The India of 1757 was a far cry from the India Sir Thomas Roe had been sent to as ambassador in 1615, and which mesmerised him. By 1757 the Mughal Empire was but a shell of its former glory -- Delhi, the imperial capital, had been sacked by the Persian Nadir Shah, the Marathas were in control of large swathes of central India, Afghanistan, Punjab, Bengal and the Deccan had become practically independent, while hundreds of small principalities had emerged in this period of decentralisation.
In such a scenario, the dramatic increase in taxes (especially due to newer kingdoms emerging), the lack of security, arbitrary revenue settlement etc retarded economic growth in the region -- and all of this happened before the British became politically active in India. Therefore, India had long lost its position in the world economy, which it held in 1600, by the time the British became involved in the politics of the country.
Secondly, the above figures do not take into account the dramatic improvements in the economic performance of other regions of the world as compared to India during the same period. Europe and Britain were suffering from a lot of political and religious strife throughout the seventeenth century, which limited the economic development of the region, but by the middle of the eighteenth century -- when India was still in decline -- the industrial revolution and other innovations had begun to have an impact.
Hence it is not just that India’s economic power declined, but that the rate of economic development in other regions increased by a greater margin than India, and therefore India’s share of the world economy decreased.
Thirdly, a statistical comparison of India and Britain between 1600 and 1947 after keeping in mind the above mentioned facts makes it clear that the question of India’s economic retardation under the British is not as simple as Dr Tharoor would like us to believe.
According to the data gathered by Professor Angus Maddison in The World Economy: A Millennial Perspective, in 1600 India’s per capita GDP was $550 (1990 dollar levels), which remained the same for nearly a hundred and fifty years (the period of Mughal decline), and was slightly lower at $540 by the time the British became politically active in India in the 1750s. It then declined a little during the haphazard rule of the East India Company (keeping in mind that it took the Company nearly a century to bring just over two thirds of the land mass of India under their direct rule, the rest -- about one third, were the princely states -- Indian ruled territories, which remained separate units till the end of the British Raj), to about $520, rising to about $620 during the ninety year Raj by Westminster, an increase of around 20 per cent.

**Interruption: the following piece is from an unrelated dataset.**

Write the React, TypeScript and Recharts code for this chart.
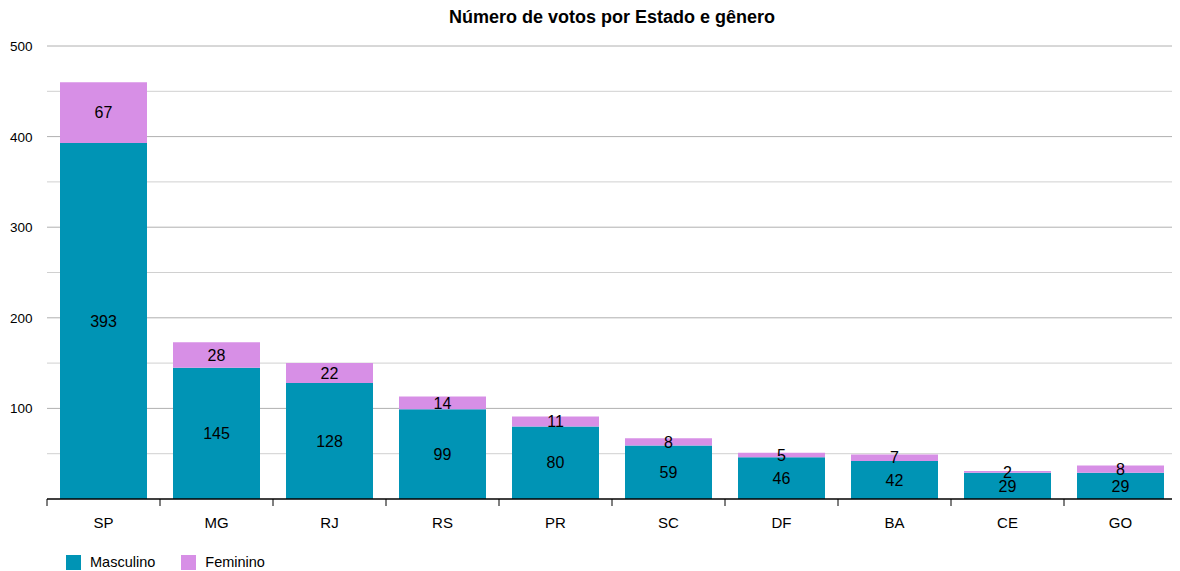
import React from "react";
import { BarChart, Bar, XAxis, YAxis, CartesianGrid, LabelList } from "recharts";

const states = ["SP", "MG", "RJ", "RS", "PR", "SC", "DF", "BA", "CE", "GO"];
const masculino = [393, 145, 128, 99, 80, 59, 46, 42, 29, 29];
const feminino = [67, 28, 22, 14, 11, 8, 5, 7, 2, 8];
const yTicks = [0, 50, 100, 150, 200, 250, 300, 350, 400, 450, 500];
const labeledTicks = [100, 200, 300, 400, 500];
const minorTicks = [50, 150, 250, 350, 450];

const data = states.map((s, i) => ({ state: s, Masculino: masculino[i], Feminino: feminino[i] }));

const W = 1180;
const H = 571;
const M = { top: 46, right: 3, bottom: 32, left: 10 };
const Y_W = 37;
const X_H = 40;
const BLUE = "#0094b5";
const PINK = "#d78fe6";
const FONT = "'Liberation Sans', Arial, Helvetica, sans-serif";

const plotW = W - M.left - M.right - Y_W;
const band = plotW / states.length;

const XTick = (props: any) => {
  const { x, y, payload, index } = props;
  const half = band / 2;
  return (
    <g>
      <line x1={x - half} y1={y - 8} x2={x - half} y2={y - 1} stroke="#000" strokeWidth={1} />
      {index === states.length - 1 && (
        <line x1={x + half} y1={y - 8} x2={x + half} y2={y - 1} stroke="#000" strokeWidth={1} />
      )}
      <text x={x} y={y + 21} textAnchor="middle" fontSize={15} fontFamily={FONT} fill="#000">
        {payload.value}
      </text>
    </g>
  );
};

const YTick = (props: any) => {
  const { y, payload } = props;
  if (!labeledTicks.includes(payload.value)) return null;
  return (
    <text x={10} y={y + 5} textAnchor="start" fontSize={13.5} fontFamily={FONT} fill="#000">
      {payload.value}
    </text>
  );
};

export default function App() {
  return (
    <div style={{ position: "relative", width: W, height: H, margin: "-8px 0 0 -8px", background: "#fff" }}>
      <div
        style={{
          position: "absolute",
          top: 7,
          left: M.left + Y_W,
          width: plotW,
          textAlign: "center",
          fontFamily: FONT,
          fontWeight: "bold",
          fontSize: 18,
          color: "#000",
        }}
      >
        Número de votos por Estado e gênero
      </div>
      <BarChart width={W} height={H} data={data} margin={M} barSize={87}>
        <CartesianGrid vertical={false} horizontalValues={minorTicks} stroke="#d0d0d0" strokeWidth={1} />
        <CartesianGrid vertical={false} horizontalValues={labeledTicks} stroke="#b0b0b0" strokeWidth={1} />
        <XAxis
          dataKey="state"
          height={X_H}
          axisLine={{ stroke: "#000", strokeWidth: 1.5 }}
          tickLine={false}
          tick={<XTick />}
          interval={0}
        />
        <YAxis
          width={Y_W}
          domain={[0, 500]}
          ticks={yTicks}
          axisLine={false}
          tickLine={false}
          tick={<YTick />}
          interval={0}
        />
        <Bar dataKey="Masculino" stackId="a" fill={BLUE} isAnimationActive={false}>
          <LabelList dataKey="Masculino" position="center" fill="#000" fontSize={16} fontFamily={FONT} />
        </Bar>
        <Bar dataKey="Feminino" stackId="a" fill={PINK} isAnimationActive={false}>
          <LabelList dataKey="Feminino" position="center" fill="#000" fontSize={16} fontFamily={FONT} />
        </Bar>
      </BarChart>
      <div
        style={{
          position: "absolute",
          left: 0,
          top: 554,
          display: "flex",
          alignItems: "center",
          fontFamily: FONT,
          fontSize: 14.5,
          color: "#000",
        }}
      >
        <span style={{ display: "inline-block", width: 15, height: 15, background: BLUE, marginLeft: 66 }} />
        <span style={{ marginLeft: 9 }}>Masculino</span>
        <span style={{ display: "inline-block", width: 15, height: 15, background: PINK, marginLeft: 26 }} />
        <span style={{ marginLeft: 9 }}>Feminino</span>
      </div>
    </div>
  );
}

At the same time the British per capita GDP increased from $974 in 1600, to $1250 in 1700, $1424 in 1757, $2717 in 1856 and $6361 in 1947. So while there was a dramatic increase in the British per capita GDP, it must be noted that in the one hundred and fifty years before British rule in India, the country’s GDP per capita declined, and only began to increase under British rule.
Therefore, if India’s economic decline is to be blamed on anyone, perhaps the policies of the later Mughals and the period of decline needs to be understood first, before a blanket charge against the British is levelled. This is not to say that the British did not exploit India for their benefit, they indeed did, and a large part of the dramatic increase -- a jump of 234 per cent -- was due to the Empire, yet the extent to which British rule adversely affected the Indian economy should not be exaggerated.
If one compares the full GDP data of Britain and India in the corresponding period, an even more interesting picture comes out. India’s GDP in 1600 was $74,250, and it only increased to $90,750 by 1800, an increase of about 22 per cent. By the time the British were politically active, the GDP was at $99,900, an improvement of only 10 per cent in a little over half a century.
During the century of the rule of the East India Company, the GDP increased to $118,040, an expansion of about 18 per cent, while during the ninety years of the Raj it grew to $255,852, an increase of nearly 117 per cent! This jump in India’s GDP was the highest increase since before the Mughals, and this happened during the rule of the British.
Obviously, the growth in the British GDP was even more dramatic in the same period, yet inferring that the Mughals (or any other India rulers) were better than the British in economic performance is a little far-fetched.